The thing is, most American companies aren't interested in hiring "real talent" at scale in the UK because the salary ends up becoming the same as the US but the pool of candidates is shallower - especially when I can hop over to CEE and open an office in Warsaw, Cluj, or Prague and get significantly higher quality talent at the £50k-£80k range.
> Outsourcing comes and goes in waves. Good talent in India and the Philippines tend to work for FAANG companies, often at very comparable salaries to the west.
In those locations?
Based on sheer CS grad numbers why wouldn't companies just shift their r& operations there then?
> Based on sheer CS grad numbers why wouldn't companies just shift their r& operations there then?
There are lots of CS grads, yes. But most colleges out there are mostly degree mills, and this carries on to the workplace, where your average software engineer or engineering manager has very little understanding of what they’re actually doing (this[1] article was posted on HN, which will tell you the quality of engineering in India).
For anything slightly complicated, companies seem to be only interested in hiring from the best colleges and pay out of their nose in the process. A friend of a friend does some hardware work at a FAANG, and gets paid at almost that level.
Conversation about outsourcing aside, it isn’t fair to pick one example and generalize to say an entire country’s talent pool is poor.
The US has the best engineering talent pool in the world and you can find dozens of examples at major companies as bad (or worse) than the one you linked.
The FAANG I work for is trying to do just that. But while new grads are indeed a dime a dozen, you can't staff an R&D with only new grads, and finding and retaining skilled seniors is so tough that it has resorted to offering US-based Indians packages with US level comp to entice them to move back for a few years to bootstrap teams.
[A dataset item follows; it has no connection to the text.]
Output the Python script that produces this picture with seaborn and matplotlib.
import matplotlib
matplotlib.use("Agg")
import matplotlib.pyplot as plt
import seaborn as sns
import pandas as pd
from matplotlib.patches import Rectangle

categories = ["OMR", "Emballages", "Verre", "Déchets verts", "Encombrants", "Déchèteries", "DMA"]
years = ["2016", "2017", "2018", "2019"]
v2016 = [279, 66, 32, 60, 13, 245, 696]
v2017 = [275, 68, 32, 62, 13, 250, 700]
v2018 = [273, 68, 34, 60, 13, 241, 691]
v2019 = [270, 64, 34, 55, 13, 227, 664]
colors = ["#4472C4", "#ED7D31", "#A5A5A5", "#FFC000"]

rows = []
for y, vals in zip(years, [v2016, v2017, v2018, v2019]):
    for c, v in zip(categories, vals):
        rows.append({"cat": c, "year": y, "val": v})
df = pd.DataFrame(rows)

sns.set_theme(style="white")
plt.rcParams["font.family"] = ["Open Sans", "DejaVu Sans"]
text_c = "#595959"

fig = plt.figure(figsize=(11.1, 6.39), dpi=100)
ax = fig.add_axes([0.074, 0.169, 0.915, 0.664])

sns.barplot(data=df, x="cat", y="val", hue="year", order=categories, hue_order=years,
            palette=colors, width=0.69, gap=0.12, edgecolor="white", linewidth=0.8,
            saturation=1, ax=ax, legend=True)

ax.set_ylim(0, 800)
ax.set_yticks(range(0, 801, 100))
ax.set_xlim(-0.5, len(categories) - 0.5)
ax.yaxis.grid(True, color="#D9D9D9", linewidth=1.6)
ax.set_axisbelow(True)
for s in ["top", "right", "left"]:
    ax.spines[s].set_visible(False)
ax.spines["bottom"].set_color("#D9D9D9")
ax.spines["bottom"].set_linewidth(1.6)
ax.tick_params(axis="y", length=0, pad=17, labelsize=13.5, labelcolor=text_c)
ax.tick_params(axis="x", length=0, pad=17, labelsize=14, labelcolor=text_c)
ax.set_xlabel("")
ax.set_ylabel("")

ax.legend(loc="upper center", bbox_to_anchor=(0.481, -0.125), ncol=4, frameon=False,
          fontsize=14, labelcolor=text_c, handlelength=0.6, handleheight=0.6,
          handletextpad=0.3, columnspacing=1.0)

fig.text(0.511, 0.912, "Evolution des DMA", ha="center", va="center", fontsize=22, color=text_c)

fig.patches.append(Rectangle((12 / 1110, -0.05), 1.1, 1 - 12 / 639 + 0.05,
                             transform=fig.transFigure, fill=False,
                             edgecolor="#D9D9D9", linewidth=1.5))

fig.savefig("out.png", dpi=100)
Yup! I've seen it at a big American cable company too - I was even a part of the initial team responsible for re-shoring, and now I'm seeing them offshoring everything back to (one of the worst) huge Indian outsourcing companies again.
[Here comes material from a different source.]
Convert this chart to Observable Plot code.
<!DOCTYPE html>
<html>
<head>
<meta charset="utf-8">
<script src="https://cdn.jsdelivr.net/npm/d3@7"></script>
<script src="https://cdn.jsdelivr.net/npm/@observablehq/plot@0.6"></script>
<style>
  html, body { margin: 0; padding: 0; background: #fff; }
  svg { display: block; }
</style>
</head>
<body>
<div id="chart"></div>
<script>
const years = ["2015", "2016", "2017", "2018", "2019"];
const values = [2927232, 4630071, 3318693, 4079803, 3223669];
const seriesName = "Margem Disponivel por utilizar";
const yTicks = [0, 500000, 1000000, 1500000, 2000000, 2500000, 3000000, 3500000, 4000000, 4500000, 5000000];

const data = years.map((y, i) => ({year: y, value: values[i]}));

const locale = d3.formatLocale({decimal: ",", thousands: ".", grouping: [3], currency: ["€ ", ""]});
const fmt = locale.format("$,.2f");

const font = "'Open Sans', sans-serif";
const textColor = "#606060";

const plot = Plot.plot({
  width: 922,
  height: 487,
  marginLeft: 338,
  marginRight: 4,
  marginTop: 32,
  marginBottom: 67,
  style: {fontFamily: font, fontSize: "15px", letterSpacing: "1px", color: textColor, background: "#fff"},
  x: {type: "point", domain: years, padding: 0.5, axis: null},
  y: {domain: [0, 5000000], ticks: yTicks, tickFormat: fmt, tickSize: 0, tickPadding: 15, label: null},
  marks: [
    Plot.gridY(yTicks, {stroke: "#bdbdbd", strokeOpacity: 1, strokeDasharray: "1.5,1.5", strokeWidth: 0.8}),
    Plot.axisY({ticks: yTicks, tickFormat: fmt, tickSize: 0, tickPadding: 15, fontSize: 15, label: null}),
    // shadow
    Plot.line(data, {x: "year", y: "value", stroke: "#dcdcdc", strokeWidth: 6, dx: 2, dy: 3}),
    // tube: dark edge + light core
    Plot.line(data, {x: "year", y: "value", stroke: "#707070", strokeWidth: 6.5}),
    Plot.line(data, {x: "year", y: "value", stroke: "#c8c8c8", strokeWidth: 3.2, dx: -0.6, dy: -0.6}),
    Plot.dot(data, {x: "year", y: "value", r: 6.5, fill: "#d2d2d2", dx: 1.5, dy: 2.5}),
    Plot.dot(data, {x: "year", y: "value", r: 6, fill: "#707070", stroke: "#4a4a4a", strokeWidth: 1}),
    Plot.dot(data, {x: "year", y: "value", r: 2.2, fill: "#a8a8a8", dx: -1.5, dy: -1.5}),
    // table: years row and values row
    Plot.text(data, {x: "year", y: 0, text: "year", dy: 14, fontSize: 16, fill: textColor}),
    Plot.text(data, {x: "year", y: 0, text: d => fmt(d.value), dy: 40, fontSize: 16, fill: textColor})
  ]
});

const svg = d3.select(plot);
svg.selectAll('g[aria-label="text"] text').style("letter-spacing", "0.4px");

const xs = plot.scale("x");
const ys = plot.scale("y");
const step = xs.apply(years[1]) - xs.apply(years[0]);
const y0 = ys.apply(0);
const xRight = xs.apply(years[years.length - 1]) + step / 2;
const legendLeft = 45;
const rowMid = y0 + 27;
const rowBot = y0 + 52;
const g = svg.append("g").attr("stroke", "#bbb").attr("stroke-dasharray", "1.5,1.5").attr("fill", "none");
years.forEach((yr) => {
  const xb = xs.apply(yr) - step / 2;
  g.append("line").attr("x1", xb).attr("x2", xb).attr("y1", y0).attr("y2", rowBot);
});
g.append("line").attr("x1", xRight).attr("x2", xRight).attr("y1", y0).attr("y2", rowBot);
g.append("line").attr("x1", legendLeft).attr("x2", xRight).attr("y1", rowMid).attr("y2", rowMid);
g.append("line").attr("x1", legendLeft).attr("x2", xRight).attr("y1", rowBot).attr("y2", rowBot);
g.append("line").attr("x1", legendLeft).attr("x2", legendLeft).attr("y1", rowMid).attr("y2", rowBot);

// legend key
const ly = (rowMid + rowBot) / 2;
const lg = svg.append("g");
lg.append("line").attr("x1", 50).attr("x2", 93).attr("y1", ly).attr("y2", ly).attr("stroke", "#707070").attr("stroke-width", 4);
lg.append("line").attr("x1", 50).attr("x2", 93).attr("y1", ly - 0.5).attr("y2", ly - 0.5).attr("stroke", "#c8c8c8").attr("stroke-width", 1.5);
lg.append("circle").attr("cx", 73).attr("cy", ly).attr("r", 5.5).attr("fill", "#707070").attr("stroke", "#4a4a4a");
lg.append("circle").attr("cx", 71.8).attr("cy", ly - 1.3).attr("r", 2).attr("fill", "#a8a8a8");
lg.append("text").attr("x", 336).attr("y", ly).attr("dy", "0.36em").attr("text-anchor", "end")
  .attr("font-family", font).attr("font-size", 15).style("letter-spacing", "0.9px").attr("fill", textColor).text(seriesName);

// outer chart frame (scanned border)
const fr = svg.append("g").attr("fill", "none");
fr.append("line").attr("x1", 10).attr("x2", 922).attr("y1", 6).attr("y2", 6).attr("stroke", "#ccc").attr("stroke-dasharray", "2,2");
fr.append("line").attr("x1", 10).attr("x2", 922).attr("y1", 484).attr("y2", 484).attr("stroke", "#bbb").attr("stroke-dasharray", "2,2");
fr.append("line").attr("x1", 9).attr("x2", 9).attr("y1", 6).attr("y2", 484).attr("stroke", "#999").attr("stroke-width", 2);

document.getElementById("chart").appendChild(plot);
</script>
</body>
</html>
One issue is that in many industries senior leadership just doesn't stick around for long enough. If your CEOs rotate out every 5-10 years then you're basically SOL; the next guy comes in, gets bamboozled by sweet talk of vastly reduced costs of offshoring and BOOM, round you go again!
> In the UK a major retailer, Mark and Spencer got hacked after outsourcing work to India.
Does sound more like correllation than causation. Was there evidence that the Indian devs made the mistakes that led to the hack or was it just the good old 'let's fall back on racism to avoid blame' by management? I still remember the articles where Boeing tried to peg the 737 MAX crashes on Indian engineers who worked for $10 an hour.
Its more about social engineering (this was the case for the m&s hack), if you outsource your work, you have less visibility over the people that work for you and it becomes more of a black box. This leads to worse employee awareness in general.
> Good talent in India and the Philippines tend to work for FAANG companies, often at very comparable salaries to the west.
As other commenters have pointed out, this is simply bullshit. Good talent in India and the Philippines earn nowhere near US dev salaries. Unless by "very comparable" you mean 1/3 - 1/2.
The remainder of the talent tends to struggle with some of the outsourced work, but with AI they can now give a semblance of competence.
In the UK a major retailer, Mark and Spencer got hacked after outsourcing work to India. They couldn't fulfill orders online for months, and they are now reducing the amount of work they outsource to India.
We will see something similar happen to other companies in a year or two, but until then we just have to tighten our belts and hope we don't get layed off before then.